The query planning and execution workflow follow these steps:

  1. The leader node receives the query and parses the SQL.

  2. The parser produces an initial query tree that is a logical representation of the original query. Amazon Redshift then inputs this query tree into the query optimizer.

  3. The optimizer evaluates and if necessary rewrites the query to maximize its efficiency. This process sometimes results in creating multiple related queries to replace a single one.

  4. The optimizer generates a query plan (or several, if the previous step resulted in multiple queries) for the execution with the best performance. The query plan specifies execution options such as join types, join order, aggregation options, and data distribution requirements.

    You can use the EXPLAIN command to view the query plan. The query plan is a fundamental tool for analyzing and tuning complex queries. For more information, see Creating and interpreting a query plan.

  5. The execution engine translates the query plan into steps, segments, and streams:

    Step

    Each step is an individual operation needed during query execution. Steps can be combined to allow compute nodes to perform a query, join, or other database operation.

    Segment

    A combination of several steps that can be done by a single process, also the smallest compilation unit executable by a compute node slice. A slice is the unit of parallel processing in Amazon Redshift. The segments in a stream run in parallel.

    Stream

    A collection of segments to be parceled out over the available compute node slices.
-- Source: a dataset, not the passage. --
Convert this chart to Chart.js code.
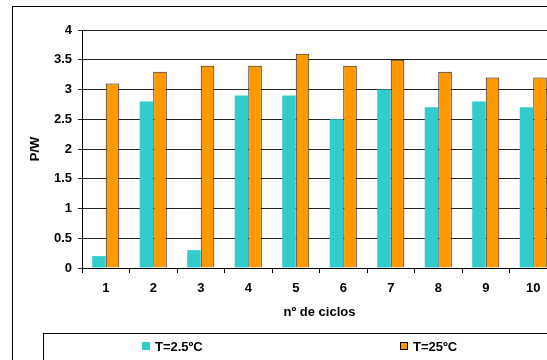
<!DOCTYPE html>
<html>
<head>
<meta charset="utf-8">
<script src="https://cdn.jsdelivr.net/npm/chart.js@4"></script>
<style>
  html, body { margin: 0; padding: 0; background: #fff; overflow: hidden; }
  #wrap { position: absolute; left: 0; top: 0; width: 600px; height: 380px; }
</style>
</head>
<body>
<div id="wrap"><canvas id="myChart" width="600" height="380"></canvas></div>
<script>
// data
const ciclos = ["1", "2", "3", "4", "5", "6", "7", "8", "9", "10"];
const pw_2_5 = [0.2, 2.8, 0.3, 2.9, 2.9, 2.5, 3.0, 2.7, 2.8, 2.7];
const pw_25 = [3.1, 3.3, 3.4, 3.4, 3.6, 3.4, 3.5, 3.3, 3.2, 3.2];
const yTicks = [0, 0.5, 1, 1.5, 2, 2.5, 3, 3.5, 4];

const fontFam = "Arial, 'Liberation Sans', sans-serif";
const boldFont = { family: fontFam, size: 13, weight: "bold" };

// frame round the whole chart + boxed legend like the excel original
const framePlugin = {
  id: "frame",
  beforeDraw(chart) {
    const ctx = chart.ctx;
    ctx.save();
    ctx.fillStyle = "#fff";
    ctx.fillRect(0, 0, chart.width, chart.height);
    ctx.strokeStyle = "#000";
    ctx.lineWidth = 1;
    ctx.strokeRect(12.5, 6.5, 800, 600);
    ctx.restore();
  },
  afterDraw(chart) {
    const ctx = chart.ctx;
    const ds = chart.data.datasets;
    ctx.save();
    ctx.strokeStyle = "#000";
    ctx.lineWidth = 1;
    ctx.strokeRect(43.5, 333.5, 800, 60);
    ctx.font = "bold 13px " + fontFam;
    ctx.textBaseline = "middle";
    const items = [{ x: 142, ds: ds[0] }, { x: 400, ds: ds[1] }];
    items.forEach((it) => {
      ctx.fillStyle = it.ds.backgroundColor;
      ctx.fillRect(it.x, 342, 8, 8);
      if (it.ds.borderWidth) {
        ctx.strokeStyle = "#000";
        ctx.strokeRect(it.x + 0.5, 342.5, 7, 7);
      }
      ctx.fillStyle = "#000";
      ctx.fillText(it.ds.label, it.x + 13, 347);
    });
    ctx.restore();
  },
};

new Chart(document.getElementById("myChart"), {
  type: "bar",
  data: {
    labels: ciclos,
    datasets: [
      {
        label: "T=2.5ºC",
        data: pw_2_5,
        backgroundColor: "#33CCCC",
        borderWidth: 0,
      },
      {
        label: "T=25ºC",
        data: pw_25,
        backgroundColor: "#FF9900",
        borderColor: "#222",
        borderWidth: 1,
      },
    ],
  },
  plugins: [framePlugin],
  options: {
    responsive: false,
    animation: false,
    devicePixelRatio: 1,
    datasets: {
      bar: { categoryPercentage: 0.57, barPercentage: 1.0 },
    },
    layout: { padding: { left: 0, top: 30, right: 43, bottom: 0 } },
    plugins: {
      legend: { display: false },
      tooltip: { enabled: false },
    },
    scales: {
      x: {
        afterFit(scale) { scale.height = 112; },
        grid: {
          offset: true,
          drawOnChartArea: false,
          drawTicks: true,
          tickLength: 5,
          color: "#000",
        },
        border: { color: "#000", width: 1 },
        ticks: {
          color: "#000",
          padding: 8,
          font: boldFont,
        },
        title: {
          display: true,
          text: "nº de ciclos",
          color: "#000",
          font: boldFont,
          padding: { top: 0, bottom: 60 },
        },
      },
      y: {
        min: 0,
        max: 4,
        afterFit(scale) { scale.width = 82; },
        afterBuildTicks(scale) {
          scale.ticks = yTicks.map((v) => ({ value: v }));
        },
        grid: {
          color: "#222",
          tickLength: 4,
          drawTicks: true,
        },
        border: { color: "#000", width: 1 },
        ticks: {
          color: "#000",
          padding: 6,
          font: boldFont,
          callback: (v) => String(v),
        },
        title: {
          display: true,
          text: "P/W",
          color: "#000",
          font: boldFont,
          padding: { top: 28, bottom: 0 },
        },
      },
    },
  },
});
</script>
</body>
</html>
    The execution engine generates compiled code based on steps, segments, and streams. Compiled code runs faster than interpreted code and uses less compute capacity. This compiled code is then broadcast to the compute nodes.

    Note

    When benchmarking your queries, you should always compare the times for the second execution of a query, because the first execution time includes the overhead of compiling the code. For more information, see Factors affecting query performance.

  6. The compute node slices run the query segments in parallel. As part of this process, Amazon Redshift takes advantage of optimized network communication, memory, and disk management to pass intermediate results from one query plan step to the next. This also helps to speed query execution.
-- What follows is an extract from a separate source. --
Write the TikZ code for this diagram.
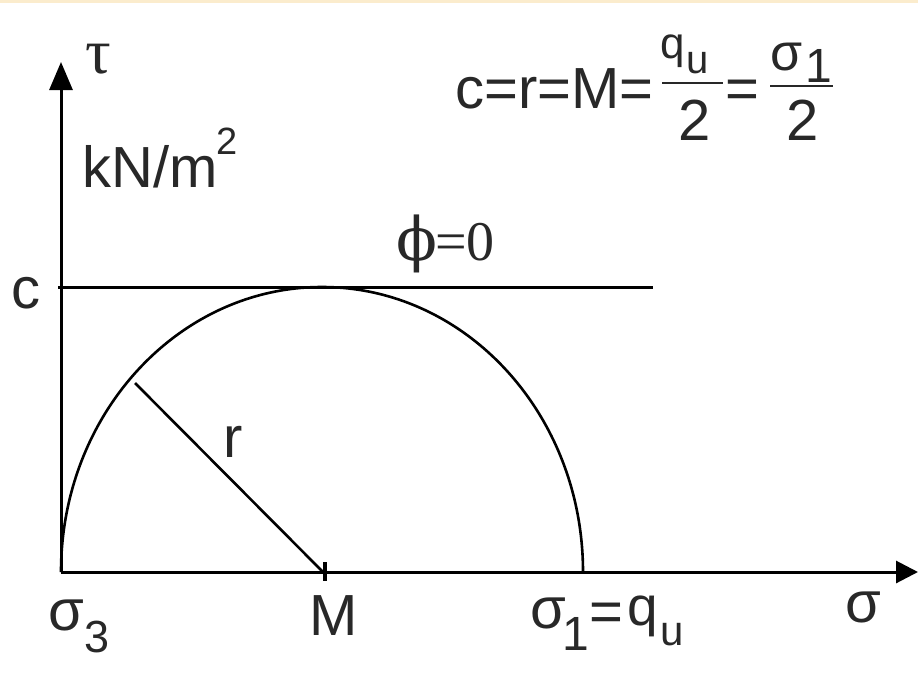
\documentclass[tikz,border=0pt]{standalone}
\usepackage{fontspec}
\setmainfont{Liberation Sans}
\newfontfamily\serifgr{Liberation Serif}
\newfontfamily\phifont{DejaVu Serif}
\usetikzlibrary{arrows.meta}
\definecolor{topband}{RGB}{251,236,205}
\definecolor{ink}{RGB}{40,40,40}
\begin{document}
\begin{tikzpicture}[x=1pt,y=1pt,
  axis/.style={line width=3pt, draw=black},
  curve/.style={line width=2.6pt, draw=black},
  bar/.style={line width=1.6pt, draw=ink},
  lbl/.style={inner sep=0pt, anchor=base west, text=ink, font=\fontsize{58}{60}\selectfont},
  fs44/.style={font=\fontsize{44}{46}\selectfont},
  fs40/.style={font=\fontsize{40}{42}\selectfont},
  fs48/.style={font=\fontsize{48}{50}\selectfont},
  fs52/.style={font=\fontsize{52}{54}\selectfont},
  fs55/.style={font=\fontsize{55}{57}\selectfont},
  fs45/.style={font=\fontsize{45}{47}\selectfont},
  fs42/.style={font=\fontsize{42}{44}\selectfont}]
\useasboundingbox (0,0) rectangle (918,-681);
\fill[white] (0,0) rectangle (918,-681);
\fill[topband] (0,0) rectangle (918,-3);

% key points
\coordinate (O) at (61,-572);
\coordinate (Ytip) at (61,-62);
\coordinate (Xtip) at (918,-572);
\coordinate (C) at (58,-287);
\coordinate (Cend) at (653,-287);
\coordinate (M) at (323,-572);
\coordinate (P) at (135,-383);
\coordinate (Mtop) at (325,-562);
\coordinate (Mbot) at (325,-581);
\coordinate (b1a) at (662,-83);
\coordinate (b1b) at (723,-83);
\coordinate (b2a) at (770,-86);
\coordinate (b2b) at (833,-86);

% axes and lines
\draw[axis,-{Triangle[width=23pt,length=28pt]}] (O) -- (Ytip);
\draw[axis,-{Triangle[width=22pt,length=22pt]}] (O) -- (Xtip);
\draw[axis] (C) -- (Cend);
\draw[curve] (O) arc[start angle=180,end angle=0,x radius=261,y radius=285];
\draw[curve] (M) -- (P);
\draw[line width=4pt] (Mtop) -- (Mbot);

% axis labels
\node[lbl,font=\serifgr\fontsize{64}{66}\selectfont] (tau) at (85,-73) {τ};
\node[lbl] (unit) at (82,-187) {kN/m\kern-1pt\raisebox{33pt}{\fontsize{38}{40}\selectfont 2}};
\node[lbl] (clbl) at (11,-308) {c};
\node[lbl] (rlbl) at (223,-457) {r};

% formula
\node[lbl] (eqA) at (455,-108) {c=r=M=};
\draw[bar] (b1a) -- (b1b);
\node[lbl,fs44] (q1) at (660,-58) {q};
\node[lbl,fs40] (u1) at (686,-73) {u};
\node[lbl] (den1) at (678,-140) {2};
\node[lbl] (eqB) at (725,-108) {=};
\draw[bar] (b2a) -- (b2b);
\node[lbl,fs52] (s1) at (770,-70) {σ};
\node[lbl,fs48] (one1) at (805,-82) {1};
\node[lbl] (den2) at (786,-140) {2};

% phi = 0
\node[lbl,font=\phifont\fontsize{60}{62}\selectfont] (phi) at (396,-260) {ϕ};
\node[lbl,font=\serifgr\fontsize{56}{58}\selectfont] (phieq) at (435,-260) {=0};

% sigma axis labels
\node[lbl] (s3) at (48,-630) {σ};
\node[lbl,fs45] (s3sub) at (84,-652) {3};
\node[lbl] (Mlbl) at (309,-635) {M};
\node[lbl] (s1b) at (530,-628) {σ};
\node[lbl,fs48] (s1bsub) at (562,-650) {1};
\node[lbl] (eqC) at (589,-631) {=};
\node[lbl,fs55] (qb) at (627,-625) {q};
\node[lbl,fs42] (ub) at (660,-645) {u};
\node[lbl] (sig) at (845,-622) {σ};
\end{tikzpicture}
\end{document}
Steps 5 and 6 happen once for each stream. The engine creates the executable segments for one stream and sends them to the compute nodes. When the segments of that stream are complete, the engine generates the segments for the next stream. In this way, the engine can analyze what happened in the prior stream (for example, whether operations were disk-based) to influence the generation of segments in the next stream.

When the compute nodes are done, they return the query results to the leader node for final processing. The leader node merges the data into a single result set and addresses any needed sorting or aggregation. The leader node then returns the results to the client.

Note

The compute nodes might return some data to the leader node during query execution if necessary. For example, if you have a subquery with a LIMIT clause, the limit is applied on the leader node before data is redistributed across the cluster for further processing.